• _DATASET RECORDS_:
-------

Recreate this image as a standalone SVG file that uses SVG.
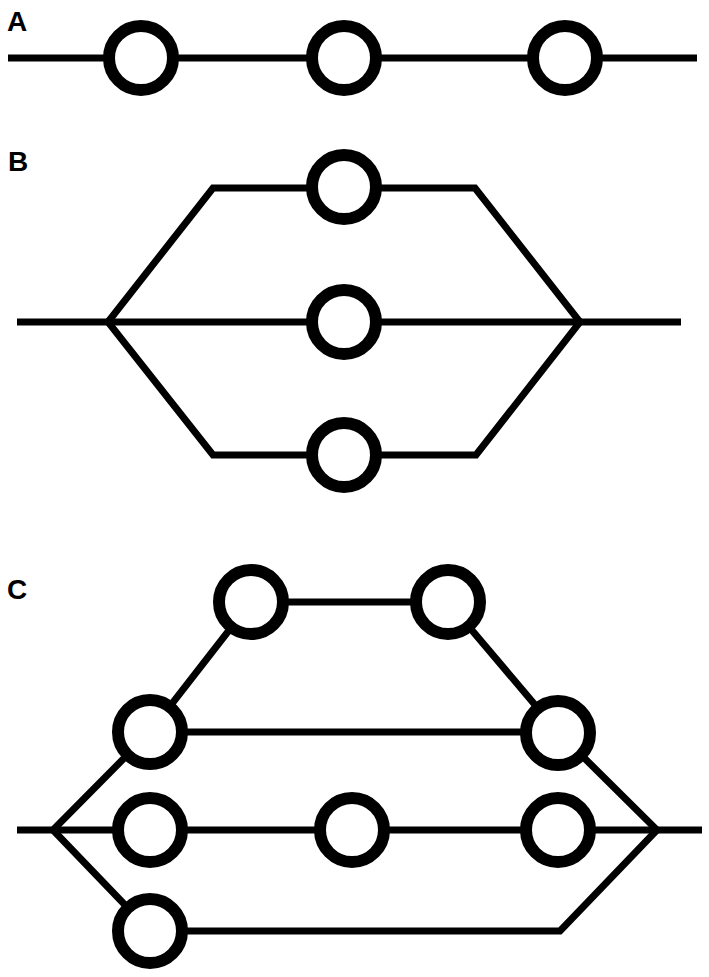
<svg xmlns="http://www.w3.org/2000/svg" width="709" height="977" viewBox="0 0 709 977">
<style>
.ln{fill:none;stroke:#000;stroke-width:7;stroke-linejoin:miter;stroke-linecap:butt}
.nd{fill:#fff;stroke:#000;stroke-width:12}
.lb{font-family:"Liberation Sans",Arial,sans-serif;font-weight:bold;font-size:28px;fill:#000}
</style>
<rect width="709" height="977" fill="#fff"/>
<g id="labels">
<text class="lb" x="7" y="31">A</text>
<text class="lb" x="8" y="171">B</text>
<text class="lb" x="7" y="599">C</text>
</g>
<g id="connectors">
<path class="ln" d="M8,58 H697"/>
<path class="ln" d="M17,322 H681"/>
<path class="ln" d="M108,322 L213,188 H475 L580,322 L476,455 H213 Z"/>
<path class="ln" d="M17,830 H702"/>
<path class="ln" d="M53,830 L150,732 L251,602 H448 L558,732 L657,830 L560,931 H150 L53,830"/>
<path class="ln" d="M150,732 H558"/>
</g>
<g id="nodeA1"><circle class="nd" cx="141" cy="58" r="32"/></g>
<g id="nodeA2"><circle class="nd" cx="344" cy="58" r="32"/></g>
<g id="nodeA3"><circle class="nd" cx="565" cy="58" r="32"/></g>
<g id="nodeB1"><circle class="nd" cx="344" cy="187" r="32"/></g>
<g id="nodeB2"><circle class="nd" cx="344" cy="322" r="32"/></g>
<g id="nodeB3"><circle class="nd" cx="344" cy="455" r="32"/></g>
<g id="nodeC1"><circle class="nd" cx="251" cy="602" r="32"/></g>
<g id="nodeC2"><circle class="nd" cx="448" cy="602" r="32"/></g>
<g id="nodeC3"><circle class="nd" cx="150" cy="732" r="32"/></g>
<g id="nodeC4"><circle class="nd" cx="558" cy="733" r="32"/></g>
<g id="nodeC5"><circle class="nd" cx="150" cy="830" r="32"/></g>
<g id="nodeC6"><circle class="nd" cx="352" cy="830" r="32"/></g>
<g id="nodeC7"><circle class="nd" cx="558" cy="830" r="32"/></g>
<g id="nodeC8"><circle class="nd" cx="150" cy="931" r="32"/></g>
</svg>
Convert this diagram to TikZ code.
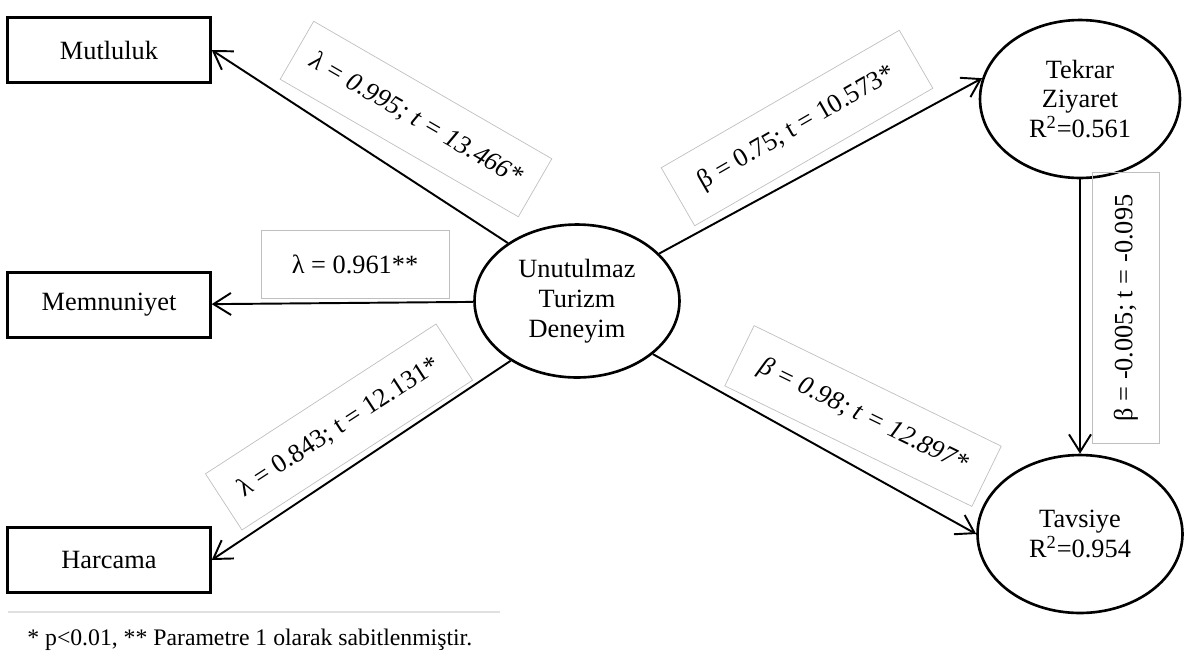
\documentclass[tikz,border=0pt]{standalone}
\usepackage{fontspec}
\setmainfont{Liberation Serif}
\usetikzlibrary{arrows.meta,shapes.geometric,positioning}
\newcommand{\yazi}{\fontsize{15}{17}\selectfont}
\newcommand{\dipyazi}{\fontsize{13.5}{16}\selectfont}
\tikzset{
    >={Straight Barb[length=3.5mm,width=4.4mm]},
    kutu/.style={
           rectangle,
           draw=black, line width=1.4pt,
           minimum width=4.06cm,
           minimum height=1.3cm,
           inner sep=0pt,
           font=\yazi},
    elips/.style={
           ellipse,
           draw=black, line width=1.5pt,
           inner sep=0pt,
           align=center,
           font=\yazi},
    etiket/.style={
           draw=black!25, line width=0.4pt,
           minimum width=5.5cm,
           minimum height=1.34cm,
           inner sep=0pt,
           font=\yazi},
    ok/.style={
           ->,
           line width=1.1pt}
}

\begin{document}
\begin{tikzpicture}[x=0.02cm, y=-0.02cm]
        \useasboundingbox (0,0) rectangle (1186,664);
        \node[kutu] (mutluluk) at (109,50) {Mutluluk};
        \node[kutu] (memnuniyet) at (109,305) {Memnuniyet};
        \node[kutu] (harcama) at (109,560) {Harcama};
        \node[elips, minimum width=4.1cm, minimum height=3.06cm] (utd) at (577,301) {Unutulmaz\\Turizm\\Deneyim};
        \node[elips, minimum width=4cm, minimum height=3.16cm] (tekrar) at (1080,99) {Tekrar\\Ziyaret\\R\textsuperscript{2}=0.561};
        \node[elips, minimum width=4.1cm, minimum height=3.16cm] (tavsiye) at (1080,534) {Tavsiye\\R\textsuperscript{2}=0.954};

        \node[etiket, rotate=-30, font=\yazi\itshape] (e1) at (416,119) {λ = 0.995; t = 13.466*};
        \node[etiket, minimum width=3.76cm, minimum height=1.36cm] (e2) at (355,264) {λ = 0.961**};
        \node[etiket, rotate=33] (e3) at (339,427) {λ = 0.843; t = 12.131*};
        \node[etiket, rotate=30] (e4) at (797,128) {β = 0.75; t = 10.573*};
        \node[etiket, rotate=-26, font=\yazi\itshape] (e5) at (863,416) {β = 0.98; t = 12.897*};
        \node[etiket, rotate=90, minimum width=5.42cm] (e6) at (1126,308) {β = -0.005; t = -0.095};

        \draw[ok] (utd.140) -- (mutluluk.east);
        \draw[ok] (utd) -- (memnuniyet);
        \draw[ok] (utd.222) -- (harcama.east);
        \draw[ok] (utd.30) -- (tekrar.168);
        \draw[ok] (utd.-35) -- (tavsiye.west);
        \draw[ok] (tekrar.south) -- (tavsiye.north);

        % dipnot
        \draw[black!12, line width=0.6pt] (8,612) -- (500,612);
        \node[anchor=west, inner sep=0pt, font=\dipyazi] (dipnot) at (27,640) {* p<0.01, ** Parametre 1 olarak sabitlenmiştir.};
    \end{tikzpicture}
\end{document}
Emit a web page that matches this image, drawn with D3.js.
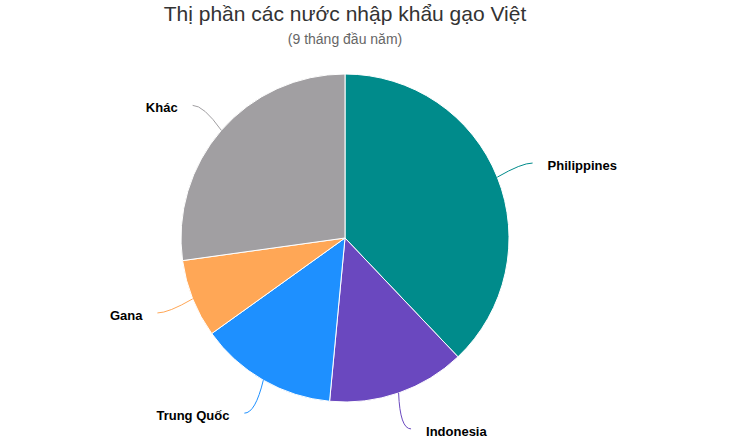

-------

• _TASK_:
Set down every record once more, word for word, without pictures.

• _EXERCISE RESPONSE_:
Recreate this image as a standalone SVG file that uses SVG.
<svg xmlns="http://www.w3.org/2000/svg" width="709" height="977" viewBox="0 0 709 977">
<style>
.ln{fill:none;stroke:#000;stroke-width:7;stroke-linejoin:miter;stroke-linecap:butt}
.nd{fill:#fff;stroke:#000;stroke-width:12}
.lb{font-family:"Liberation Sans",Arial,sans-serif;font-weight:bold;font-size:28px;fill:#000}
</style>
<rect width="709" height="977" fill="#fff"/>
<g id="labels">
<text class="lb" x="7" y="31">A</text>
<text class="lb" x="8" y="171">B</text>
<text class="lb" x="7" y="599">C</text>
</g>
<g id="connectors">
<path class="ln" d="M8,58 H697"/>
<path class="ln" d="M17,322 H681"/>
<path class="ln" d="M108,322 L213,188 H475 L580,322 L476,455 H213 Z"/>
<path class="ln" d="M17,830 H702"/>
<path class="ln" d="M53,830 L150,732 L251,602 H448 L558,732 L657,830 L560,931 H150 L53,830"/>
<path class="ln" d="M150,732 H558"/>
</g>
<g id="nodeA1"><circle class="nd" cx="141" cy="58" r="32"/></g>
<g id="nodeA2"><circle class="nd" cx="344" cy="58" r="32"/></g>
<g id="nodeA3"><circle class="nd" cx="565" cy="58" r="32"/></g>
<g id="nodeB1"><circle class="nd" cx="344" cy="187" r="32"/></g>
<g id="nodeB2"><circle class="nd" cx="344" cy="322" r="32"/></g>
<g id="nodeB3"><circle class="nd" cx="344" cy="455" r="32"/></g>
<g id="nodeC1"><circle class="nd" cx="251" cy="602" r="32"/></g>
<g id="nodeC2"><circle class="nd" cx="448" cy="602" r="32"/></g>
<g id="nodeC3"><circle class="nd" cx="150" cy="732" r="32"/></g>
<g id="nodeC4"><circle class="nd" cx="558" cy="733" r="32"/></g>
<g id="nodeC5"><circle class="nd" cx="150" cy="830" r="32"/></g>
<g id="nodeC6"><circle class="nd" cx="352" cy="830" r="32"/></g>
<g id="nodeC7"><circle class="nd" cx="558" cy="830" r="32"/></g>
<g id="nodeC8"><circle class="nd" cx="150" cy="931" r="32"/></g>
</svg>
Convert this diagram to TikZ code.
\documentclass[tikz,border=0pt]{standalone}
\usepackage{fontspec}
\setmainfont{Liberation Serif}
\usetikzlibrary{arrows.meta,shapes.geometric,positioning}
\newcommand{\yazi}{\fontsize{15}{17}\selectfont}
\newcommand{\dipyazi}{\fontsize{13.5}{16}\selectfont}
\tikzset{
    >={Straight Barb[length=3.5mm,width=4.4mm]},
    kutu/.style={
           rectangle,
           draw=black, line width=1.4pt,
           minimum width=4.06cm,
           minimum height=1.3cm,
           inner sep=0pt,
           font=\yazi},
    elips/.style={
           ellipse,
           draw=black, line width=1.5pt,
           inner sep=0pt,
           align=center,
           font=\yazi},
    etiket/.style={
           draw=black!25, line width=0.4pt,
           minimum width=5.5cm,
           minimum height=1.34cm,
           inner sep=0pt,
           font=\yazi},
    ok/.style={
           ->,
           line width=1.1pt}
}

\begin{document}
\begin{tikzpicture}[x=0.02cm, y=-0.02cm]
        \useasboundingbox (0,0) rectangle (1186,664);
        \node[kutu] (mutluluk) at (109,50) {Mutluluk};
        \node[kutu] (memnuniyet) at (109,305) {Memnuniyet};
        \node[kutu] (harcama) at (109,560) {Harcama};
        \node[elips, minimum width=4.1cm, minimum height=3.06cm] (utd) at (577,301) {Unutulmaz\\Turizm\\Deneyim};
        \node[elips, minimum width=4cm, minimum height=3.16cm] (tekrar) at (1080,99) {Tekrar\\Ziyaret\\R\textsuperscript{2}=0.561};
        \node[elips, minimum width=4.1cm, minimum height=3.16cm] (tavsiye) at (1080,534) {Tavsiye\\R\textsuperscript{2}=0.954};

        \node[etiket, rotate=-30, font=\yazi\itshape] (e1) at (416,119) {λ = 0.995; t = 13.466*};
        \node[etiket, minimum width=3.76cm, minimum height=1.36cm] (e2) at (355,264) {λ = 0.961**};
        \node[etiket, rotate=33] (e3) at (339,427) {λ = 0.843; t = 12.131*};
        \node[etiket, rotate=30] (e4) at (797,128) {β = 0.75; t = 10.573*};
        \node[etiket, rotate=-26, font=\yazi\itshape] (e5) at (863,416) {β = 0.98; t = 12.897*};
        \node[etiket, rotate=90, minimum width=5.42cm] (e6) at (1126,308) {β = -0.005; t = -0.095};

        \draw[ok] (utd.140) -- (mutluluk.east);
        \draw[ok] (utd) -- (memnuniyet);
        \draw[ok] (utd.222) -- (harcama.east);
        \draw[ok] (utd.30) -- (tekrar.168);
        \draw[ok] (utd.-35) -- (tavsiye.west);
        \draw[ok] (tekrar.south) -- (tavsiye.north);

        % dipnot
        \draw[black!12, line width=0.6pt] (8,612) -- (500,612);
        \node[anchor=west, inner sep=0pt, font=\dipyazi] (dipnot) at (27,640) {* p<0.01, ** Parametre 1 olarak sabitlenmiştir.};
    \end{tikzpicture}
\end{document}
Emit a web page that matches this image, drawn with D3.js.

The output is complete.